Sunday, May 10, 2015

Three Weeks in La Paz

Finisterra took a berth in Marina Palmira on April 24th where I had planned to do some routine engine maintenance, the most important of which was to service the fuel injectors. Rob from Cross Marine did the injector work and gave the engine a complete inspection while I replaced filters, tightened belts and generally puttered around the engine. In the course of his inspection Rob discovered a slight leak in the raw water pump. Fortunately I had a rebuild kit in my spare parts cache and within a day or two that job was done.
La Paz  with Marina Palmira in the foreground. It's a nice hike up a rocky trail from the marina to the top of the hill where these pictures were taken. 

La Paz is the only city on the gulf coast of Baja California. It boasts a population of around 250,000 including nearby suburbs. Mulege, Loreto, and Santa Rosalia are also located on the Sea of Cortez side of the Baja Peninsula, but I categorize them as towns or villages with populations of  4,000, 15,000 and 12,000 respectively.

Because of its location La Paz is the place where cruisers gather before heading up the Sea. Of course there is a fairly large contingent of cruisers who have become more or less permanent residents of this area, some of whom anchor out in the channel between the city and the El Mogote Peninsula, which lies between La Paz and the Sea. Hurricane Odile ravaged the Baja Peninsula last year, passing just to the west of the city and wreaking havoc ashore and among the boats in the anchorage. As we sailed down the channel on our approach to Marina Palmira, we could see evidence of Odile's fury in damaged buildings and torn up docks in the marina. Odile did almost one and a quarter billion dollars worth of damage in Mexico and took over a dozen lives.
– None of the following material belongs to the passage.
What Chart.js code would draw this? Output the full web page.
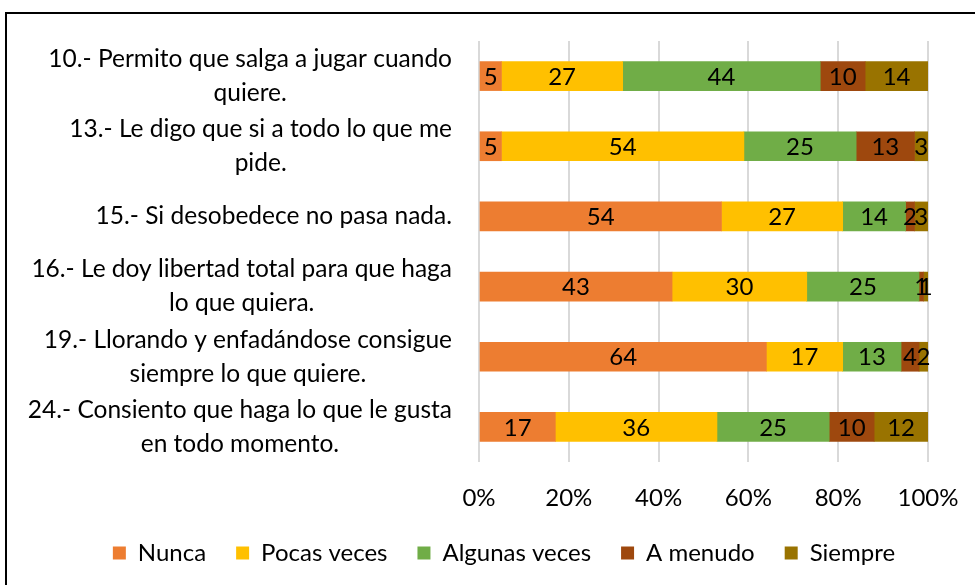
<!DOCTYPE html>
<html>
<head>
<meta charset="utf-8">
<script src="https://cdn.jsdelivr.net/npm/chart.js@4.4.0/dist/chart.umd.min.js"></script>
<style>
  html, body { margin: 0; padding: 0; background: #fff; overflow: hidden; }
  #frame { position: absolute; left: 5px; top: 12px; width: 1000px; height: 600px; border: 2px solid #000; box-sizing: border-box; }
  #wrap { position: absolute; left: 0; top: 0; width: 975px; height: 585px; }
</style>
</head>
<body>
<div id="frame"></div>
<div id="wrap"><canvas id="chart" width="975" height="585"></canvas></div>
<script>
const categories = [
    ['10.- Permito que salga a jugar cuando', 'quiere.'],
    ['13.- Le digo que si a todo lo que me', 'pide.'],
    ['15.- Si desobedece no pasa nada.'],
    ['16.- Le doy libertad total para que haga', 'lo que quiera.'],
    ['19.- Llorando y enfadándose consigue', 'siempre lo que quiere.'],
    ['24.- Consiento que haga lo que le gusta', 'en todo momento.']
];
const nunca = [5, 5, 54, 43, 64, 17];
const pocasVeces = [27, 54, 27, 30, 17, 36];
const algunasVeces = [44, 25, 14, 25, 13, 25];
const aMenudo = [10, 13, 2, 1, 4, 10];
const siempre = [14, 3, 3, 1, 2, 12];
const xTicks = [0, 20, 40, 60, 80, 100];

const FONT = 'Lato';

// numbers centred inside each segment
const segmentLabels = {
    id: 'segmentLabels',
    afterDatasetsDraw(chart) {
        const ctx = chart.ctx;
        ctx.save();
        ctx.font = '24px ' + FONT;
        ctx.fillStyle = '#000';
        ctx.textAlign = 'center';
        ctx.textBaseline = 'middle';
        chart.data.datasets.forEach((ds, i) => {
            chart.getDatasetMeta(i).data.forEach((bar, j) => {
                const x = (bar.x + bar.base) / 2;
                ctx.fillText(String(ds.data[j]), x, bar.y + 1);
            });
        });
        ctx.restore();
    }
};

// category labels: lines centred on each other, block right-aligned
const categoryLabels = {
    id: 'categoryLabels',
    afterDraw(chart) {
        const ctx = chart.ctx;
        const yScale = chart.scales.y;
        const right = 452;
        const lineH = 34;
        ctx.save();
        ctx.font = '24.5px ' + FONT;
        ctx.fillStyle = '#000';
        ctx.textAlign = 'center';
        ctx.textBaseline = 'middle';
        categories.forEach((lines, i) => {
            const y = yScale.getPixelForValue(i);
            const w = Math.max(...lines.map(l => ctx.measureText(l).width));
            const cx = right - w / 2;
            const top = y - (lines.length - 1) * lineH / 2;
            lines.forEach((l, k) => ctx.fillText(l, cx, top + k * lineH));
        });
        ctx.restore();
    }
};

// the legend sits a bit right of centre in the original
const legendShift = {
    id: 'legendShift',
    afterLayout(chart) {
        chart.legend.left += 40;
        chart.legend.right += 40;
    }
};

const ctx = document.getElementById('chart').getContext('2d');
new Chart(ctx, {
    type: 'bar',
    data: {
        labels: categories.map(c => c.join(' ')),
        datasets: [
            { label: 'Nunca', data: nunca, backgroundColor: '#ED7D31' },
            { label: 'Pocas veces', data: pocasVeces, backgroundColor: '#FFC000' },
            { label: 'Algunas veces', data: algunasVeces, backgroundColor: '#70AD47' },
            { label: 'A menudo', data: aMenudo, backgroundColor: '#9E480E' },
            { label: 'Siempre', data: siempre, backgroundColor: '#997300' }
        ]
    },
    options: {
        indexAxis: 'y',
        responsive: false,
        animation: false,
        barThickness: 29,
        layout: { padding: { top: 41, right: 47, bottom: 10, left: 0 } },
        scales: {
            x: {
                stacked: true,
                min: 0,
                max: 100,
                afterBuildTicks: scale => { scale.ticks = xTicks.map(v => ({ value: v })); },
                afterFit: scale => {
                    scale.height = 49;
                    scale.paddingLeft = 0;
                    scale.paddingRight = 0;
                },
                ticks: {
                    callback: v => v + '%',
                    font: { family: FONT, size: 24 },
                    color: '#000',
                    padding: 22
                },
                grid: { color: '#d9d9d9', lineWidth: 2, drawTicks: false },
                border: { display: false }
            },
            y: {
                stacked: true,
                ticks: { display: false },
                grid: { display: false },
                border: { display: false },
                afterFit: scale => { scale.width = 479; }
            }
        },
        plugins: {
            legend: {
                position: 'bottom',
                labels: {
                    font: { family: FONT, size: 24 },
                    color: '#000',
                    boxWidth: 13,
                    boxHeight: 13,
                    padding: 30
                }
            },
            tooltip: { enabled: false }
        }
    },
    plugins: [segmentLabels, categoryLabels, legendShift]
});
</script>
</body>
</html>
The pilings in the upper left are all that's left of the docks at the entrance to Marina Palmira. Notice the boats in the storage yard.

One day I helped deliver a boat out to the Tramper, a heavy lift ship that was anchored in the bay. The Tramper was on a voyage delivering yachts from one place to another. After its stop in La Paz, it was headed to Ensenada, then British Columbia.

As far as I know, the Tramper picked up three boats in La Paz

This 40' racer/cruiser was picked up before our boat.
The boat comes alongside the ship, a couple of handlers descend the jacob's ladder and the slings are lowered aft of the boat. Then a pair of divers, which you can see holding the slings in this shot, align them under the boat, making sure they aren't touching the shaft, prop or rudder. 
Before the boat is hoisted aboard the ship, they do a test lift to make sure it hangs in the slings the way they want it. If all is good, the boss gives the order to load the boat.

Our little boat was up next. It has spent many years cruising in Mexico and is headed home to Canada for a rest and refit. It got shoe-horned between the dark hulled C&C and the white boat with the black stripe.
With the job done, we climbed aboard a panga and headed back to shore.
La Paz is usually a hot place this time of year, with average daytime temperatures of 92 degrees under a usually blazing sun. But over the last couple of weeks we've enjoyed temps in the low eighties with cool Coromuel winds blowing almost every night. It's made hiking and exploring the city quite bearable and we've enjoyed the place more than ever. Of course, friends are what really make a place enjoyable and we've spent a good deal of time socializing with great people.

With Finisterra well provisioned, fueled and ready to go, we're heading out tomorrow for the islands to the north of us. The rough plan is to spend a day or two in Puerto Balandra, then a few days in the coves of Islas Espiritu Santo and Partida before heading further north to Isla San Francisco and beyond.